• [GIVEN DATA]
****
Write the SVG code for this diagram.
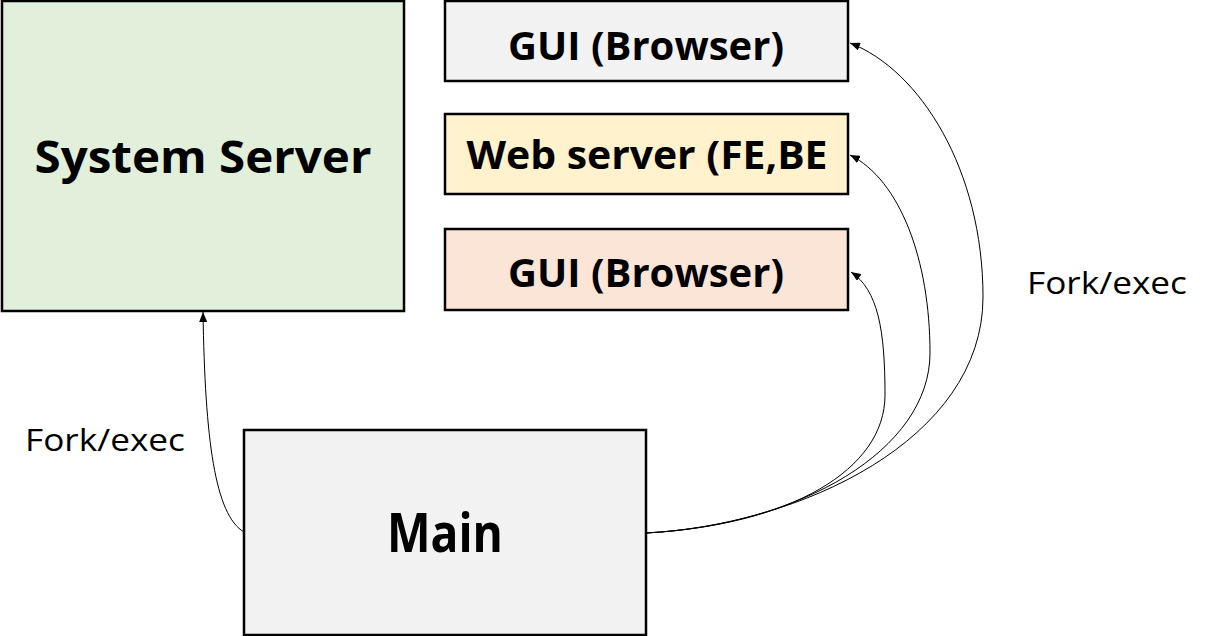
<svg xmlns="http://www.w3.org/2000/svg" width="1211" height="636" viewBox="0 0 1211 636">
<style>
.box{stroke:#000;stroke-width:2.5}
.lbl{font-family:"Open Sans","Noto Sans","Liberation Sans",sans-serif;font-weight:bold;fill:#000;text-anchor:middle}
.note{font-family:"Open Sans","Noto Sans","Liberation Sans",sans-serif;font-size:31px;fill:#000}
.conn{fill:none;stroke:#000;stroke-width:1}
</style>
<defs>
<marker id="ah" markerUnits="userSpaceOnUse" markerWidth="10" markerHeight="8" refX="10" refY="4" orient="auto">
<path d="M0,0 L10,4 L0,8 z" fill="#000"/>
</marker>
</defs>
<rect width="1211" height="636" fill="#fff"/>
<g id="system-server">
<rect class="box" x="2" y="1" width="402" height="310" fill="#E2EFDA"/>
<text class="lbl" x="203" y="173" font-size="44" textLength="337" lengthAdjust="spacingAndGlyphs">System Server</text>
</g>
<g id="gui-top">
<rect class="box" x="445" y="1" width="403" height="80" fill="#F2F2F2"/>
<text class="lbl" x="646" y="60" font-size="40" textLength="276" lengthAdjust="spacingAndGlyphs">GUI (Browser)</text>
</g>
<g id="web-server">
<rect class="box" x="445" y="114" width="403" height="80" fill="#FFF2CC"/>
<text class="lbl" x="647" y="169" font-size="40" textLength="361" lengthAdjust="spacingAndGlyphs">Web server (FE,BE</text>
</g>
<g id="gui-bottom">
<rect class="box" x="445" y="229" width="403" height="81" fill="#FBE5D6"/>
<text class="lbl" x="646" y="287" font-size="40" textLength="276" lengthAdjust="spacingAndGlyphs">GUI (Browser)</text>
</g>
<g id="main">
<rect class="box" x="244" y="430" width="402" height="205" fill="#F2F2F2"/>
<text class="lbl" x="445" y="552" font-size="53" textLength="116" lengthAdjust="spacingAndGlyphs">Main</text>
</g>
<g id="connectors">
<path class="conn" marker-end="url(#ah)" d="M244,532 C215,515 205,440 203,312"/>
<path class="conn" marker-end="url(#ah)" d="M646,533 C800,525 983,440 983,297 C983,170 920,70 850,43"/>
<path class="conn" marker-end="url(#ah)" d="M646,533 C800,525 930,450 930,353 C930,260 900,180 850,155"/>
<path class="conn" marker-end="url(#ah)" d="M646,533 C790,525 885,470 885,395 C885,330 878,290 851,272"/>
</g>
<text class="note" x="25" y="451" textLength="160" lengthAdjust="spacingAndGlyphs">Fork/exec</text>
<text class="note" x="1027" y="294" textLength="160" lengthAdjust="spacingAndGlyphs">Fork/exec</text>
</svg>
****
• [WHAT THIS TASK INVOLVES] Copy out all the data without changing anything, and drop the pictures.

• [RESULT OF THIS EXERCISE]
Write the SVG code for this diagram.
<svg xmlns="http://www.w3.org/2000/svg" width="1211" height="636" viewBox="0 0 1211 636">
<style>
.box{stroke:#000;stroke-width:2.5}
.lbl{font-family:"Open Sans","Noto Sans","Liberation Sans",sans-serif;font-weight:bold;fill:#000;text-anchor:middle}
.note{font-family:"Open Sans","Noto Sans","Liberation Sans",sans-serif;font-size:31px;fill:#000}
.conn{fill:none;stroke:#000;stroke-width:1}
</style>
<defs>
<marker id="ah" markerUnits="userSpaceOnUse" markerWidth="10" markerHeight="8" refX="10" refY="4" orient="auto">
<path d="M0,0 L10,4 L0,8 z" fill="#000"/>
</marker>
</defs>
<rect width="1211" height="636" fill="#fff"/>
<g id="system-server">
<rect class="box" x="2" y="1" width="402" height="310" fill="#E2EFDA"/>
<text class="lbl" x="203" y="173" font-size="44" textLength="337" lengthAdjust="spacingAndGlyphs">System Server</text>
</g>
<g id="gui-top">
<rect class="box" x="445" y="1" width="403" height="80" fill="#F2F2F2"/>
<text class="lbl" x="646" y="60" font-size="40" textLength="276" lengthAdjust="spacingAndGlyphs">GUI (Browser)</text>
</g>
<g id="web-server">
<rect class="box" x="445" y="114" width="403" height="80" fill="#FFF2CC"/>
<text class="lbl" x="647" y="169" font-size="40" textLength="361" lengthAdjust="spacingAndGlyphs">Web server (FE,BE</text>
</g>
<g id="gui-bottom">
<rect class="box" x="445" y="229" width="403" height="81" fill="#FBE5D6"/>
<text class="lbl" x="646" y="287" font-size="40" textLength="276" lengthAdjust="spacingAndGlyphs">GUI (Browser)</text>
</g>
<g id="main">
<rect class="box" x="244" y="430" width="402" height="205" fill="#F2F2F2"/>
<text class="lbl" x="445" y="552" font-size="53" textLength="116" lengthAdjust="spacingAndGlyphs">Main</text>
</g>
<g id="connectors">
<path class="conn" marker-end="url(#ah)" d="M244,532 C215,515 205,440 203,312"/>
<path class="conn" marker-end="url(#ah)" d="M646,533 C800,525 983,440 983,297 C983,170 920,70 850,43"/>
<path class="conn" marker-end="url(#ah)" d="M646,533 C800,525 930,450 930,353 C930,260 900,180 850,155"/>
<path class="conn" marker-end="url(#ah)" d="M646,533 C790,525 885,470 885,395 C885,330 878,290 851,272"/>
</g>
<text class="note" x="25" y="451" textLength="160" lengthAdjust="spacingAndGlyphs">Fork/exec</text>
<text class="note" x="1027" y="294" textLength="160" lengthAdjust="spacingAndGlyphs">Fork/exec</text>
</svg>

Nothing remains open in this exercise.